≪回向≫
平成23年3月11日14時46分に東日本大震災が起こるによりて、数知れない多くの人々被災す。本日、それより7日を経て、多くの人々が無事救出されることを祈るとともに、すでにいのち尽きた者の極楽往生を願う者相集い、一会の法会を建立し、一心に掌を合わせ、阿弥陀如来の無上功徳を備えたる念佛を称揚す。阿弥陀如来の名号は、いかなる者が称うとも、一声ごとに等しく無上功徳を得るものなり。しかれば、この法会におきて称うる念佛の功徳、まさに無量なり。願わくばこの功徳をもって、東日本大震災被災者無事救出せしめられんがために、如来大慈悲哀愍護念 同称十念
ならびに、東日本大震災殉難者諸精霊位極楽往生せしめられんがために
神超浄域業謝塵労見佛即入無生 同称十念
南無阿弥陀佛
大変急なお呼びかけの上、ところによっては停電で移動がままならない中、大本山増上寺の慈雲閣にて30人を超える方々に共にお念佛を申していただけたこと、本当に有難く存じます。
また、北海道、神奈川、東京、京都、和歌山、浄土宗宗務庁、浄土宗総合研究所・・・。とても多くの地域のお寺や職場で同時に法要をおつとめいただきました。場所は違えども、同じ想い ―生存者の安寧を願い、被災殉難者の死を悼む― で同時に黙祷をささげ、お念佛を申していただけたことを、深く感謝申し上げます。
総本山知恩院においては、浄土宗ご門主猊下の御導師のもと法要が営まれました。このことは、世間の苦を直視して、阿弥陀如来さまの慈光を社会にも伝えようという御姿勢をお示しいただけたように感じました。本当に尊いことです。
みなさまご承知のとおり、現地の方々はまだ祈るような時間をとること、多くの人と集まることも困難な状況にあります。
南相馬郡のあるお上人は、「もう少ししたら私たちも慰霊の場、祈りの場をもちたい」とお話されていたそうです。
ご遺体の九割が遺族に引き渡されていない今、多くの方が生を祈り、安否確認を必死に行っております。そのような中で法要のことを知れば、悲しい気持ちになろうとも思います。
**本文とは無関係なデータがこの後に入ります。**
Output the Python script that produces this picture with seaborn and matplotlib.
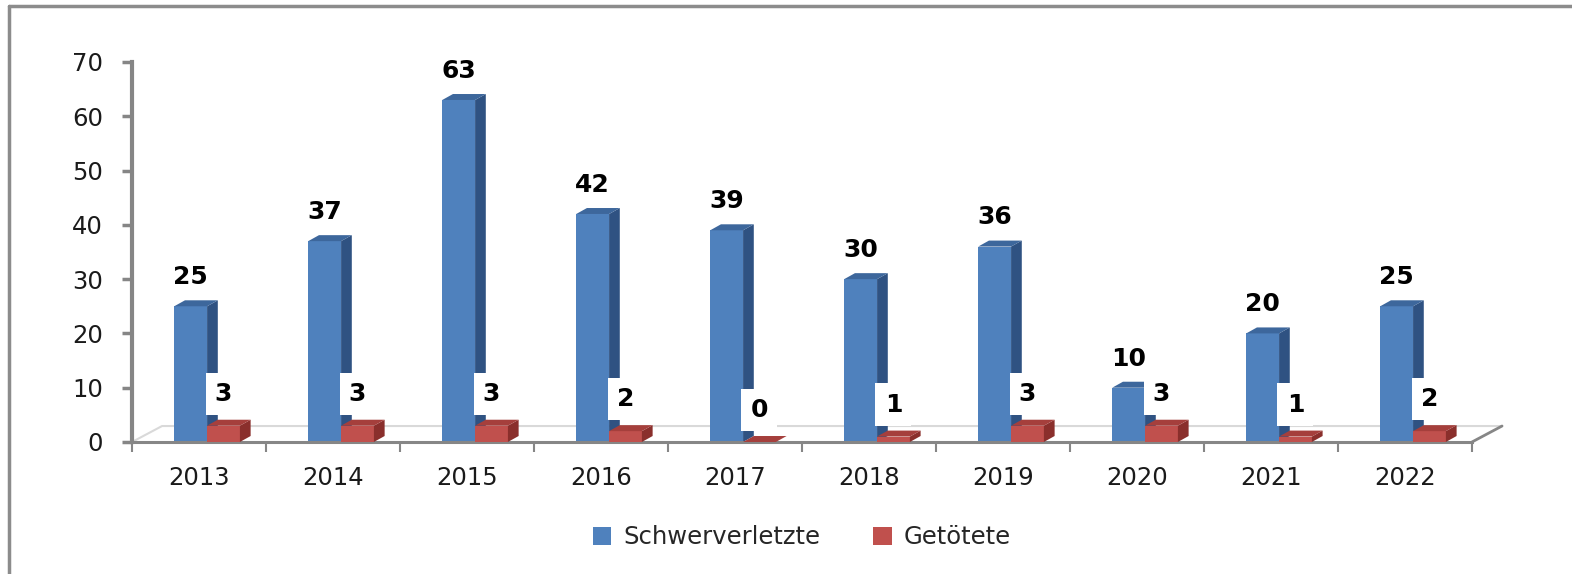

それゆえ、今の時点で現地の方に法要をお知らせすることはいたしません。
しかし、一方で、東京へ非難された方が、落ち着きを取り戻されたとき故郷の方の無事を祈り、いのちを落とされた方の死をともに悼む場所をご用意させていただくことも大切なことではないでしょうか。
ですから、多くの方々の無事と、早い復興を祈ると共に、亡くなられた方々の死を、被災者の方々とともに悼むことができる場所を、引き続き法要を七日ごとに行うことでご用意したいと考えております。
これは被災殉難者の往生を願うのみではなく、生存者が阿弥陀さまの慈光による護念をいただき、安寧を得られることを願う法要です。 ですから七日七日の法要とも少し異なります。
次の「被災者とともに~生を祈り、死を悼む~」は、24日の14時46分で、今回と同じく黙祷とお念佛会を予定しています。
今後もご一緒にこうした祈りを続けさせていただければ幸いです。